Shareholder Disputes - First Steps

Whenever shareholders find themselves in dispute with other shareholder(s) in the company, it can be a lonely and confusing situation.  The law governing the way in which companies should be run and the way in which this has been interpretated by the Courts over the years is not usually something with which shareholders regularly have to concern themselves.  However, when a dispute appears on the horizon, the first steps that need to be taken are often relatively straightforward.  The shareholder needs to gather together the documents that may have a bearing on the shareholder relationship and these will typically include:

  1. The Articles of Association (and possibly a Memorandum of Association). Copies can be obtained from Companies House if no copy has been retained;

  2. A shareholders’ agreement;

  3. Any Director’s Service Agreements or employment contracts;

  4. Any agreements between the parties varying the terms of any of the above;

  5. Any Deeds of Adherence that may have been entered into.

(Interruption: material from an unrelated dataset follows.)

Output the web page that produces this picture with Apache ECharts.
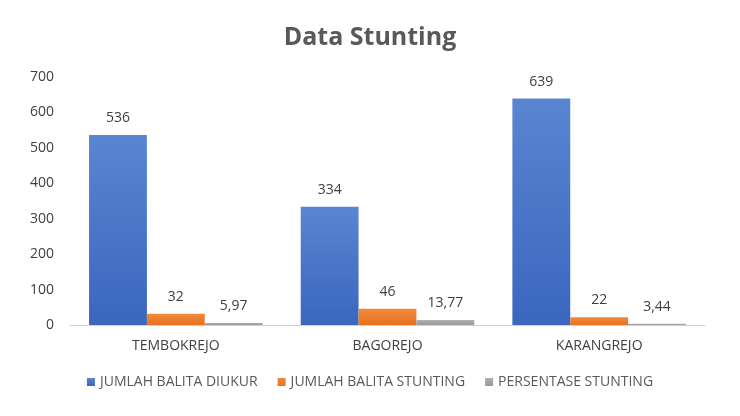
<!DOCTYPE html>
<html>
<head>
<meta charset="utf-8">
<script src="https://cdn.jsdelivr.net/npm/echarts@6/dist/echarts.min.js"></script>
<style>html,body{margin:0;background:#fff}#chart{width:740px;height:416px}</style>
</head>
<body>
<div id="chart"></div>
<script>
let categories = ['TEMBOKREJO', 'BAGOREJO', 'KARANGREJO'];
let diukur = [536, 334, 639];
let stunting = [32, 46, 22];
let persentase = [5.97, 13.77, 3.44];

let myChart = echarts.init(document.getElementById('chart'));
let label = {
    show: true,
    position: 'top',
    distance: 10,
    color: '#404040',
    fontSize: 14,
    fontFamily: 'Open Sans',
    formatter: function (p) { return String(p.value).replace('.', ','); }
};
function grad(top, bottom) {
    return new echarts.graphic.LinearGradient(0, 0, 0, 1, [
        {offset: 0, color: top}, {offset: 1, color: bottom}
    ]);
}
function bar(name, data, color, top, bottom) {
    return {name: name, type: 'bar', data: data, barGap: '0%', barCategoryGap: '18%',
        itemStyle: {color: grad(top, bottom)}, label: label, color: color};
}
let option = {
    title: {
        text: 'Data Stunting', left: 'center', top: 20,
        textStyle: {color: '#595959', fontSize: 25, fontWeight: 'bold', fontFamily: 'Open Sans'}
    },
    legend: {
        bottom: 22, itemWidth: 8, itemHeight: 8, itemGap: 20, icon: 'rect',
        textStyle: {color: '#595959', fontSize: 14, fontFamily: 'Open Sans'}
    },
    grid: {left: 70, right: 35, top: 77, bottom: 91},
    xAxis: {
        type: 'category', data: categories,
        axisLine: {lineStyle: {color: '#d0d0d0'}}, axisTick: {show: false},
        axisLabel: {color: '#404040', fontSize: 14, fontFamily: 'Open Sans', margin: 14}
    },
    yAxis: {
        type: 'value', min: 0, max: 700, interval: 100,
        splitLine: {show: false},
        axisLabel: {color: '#404040', fontSize: 14, fontFamily: 'Open Sans', margin: 16}
    },
    series: [
        bar('JUMLAH BALITA DIUKUR', diukur, '#4472C4', '#5A85D2', '#3A66BE'),
        bar('JUMLAH BALITA STUNTING', stunting, '#ED7D31', '#F08A3E', '#E8711E'),
        bar('PERSENTASE STUNTING', persentase, '#A5A5A5', '#B0B0B0', '#999999')
    ]
};
myChart.setOption(option);
</script>
</body>
</html>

These may also have varied the provisions of the original documents, but will have ensured that any shareholders who may have joined later have also agreed to be bound by the terms of the original agreement and any variations.

It is not uncommon for one of the original shareholders to have been the primary driving force in preparing many of these documents.  The consequence of this can be that the signed copy still remains either with that shareholder or with the solicitors for that shareholder or for the company.  It is not uncommon for parties themselves to find that they do not have copies of all of the documents that they may have signed at the outset.  If a dispute looks likely, it is important to get hold of these copy documents as soon as possible as they will provide the essential reference points for determining what the parties’ rights and obligations are as between each other. 

It is only by looking at these documents that it is possible to assess what the other parties have agreed should be the relationship between them.  It may become immediately apparent that the shareholder has a strong, or correspondingly weak, negotiating position when viewed against the backdrop of these documents.

In certain companies (particularly those with two equal 50/50 shareholders), previous case law can impose a further level of obligation between the parties and requires that they deal with each other fairly.  The Courts will often conclude that the original intention of the parties was to create a “quasi-partnership”.  If the Courts conclude that this is the position then they recognise that this can create a legitimate expectation on the part of each of the shareholders that they should be entitled to remain as an employee and a Director of the company for so long as they remain a shareholder of the business.

Since one of the remedies available to a shareholder who finds himself in dispute with his fellow shareholder(s) can be the bringing of an unfair prejudice petition, it will also be essential for that shareholder to start putting together a summary of the circumstances in which the company was formed, as well as any of the recent events which have led to them thinking that they are not being treated properly.  If at any point an application needs to be made to the Court, this background will be an important part of the factual matrix and it is essential that the significant recent events are properly recorded and examined as to their significance within the context of the whole relationship. 

This process of gathering the evidence is an important first step in determining what the rights of that shareholder may be and, consequently, what courses of action may be open to him/her in taking steps to resolve the dispute.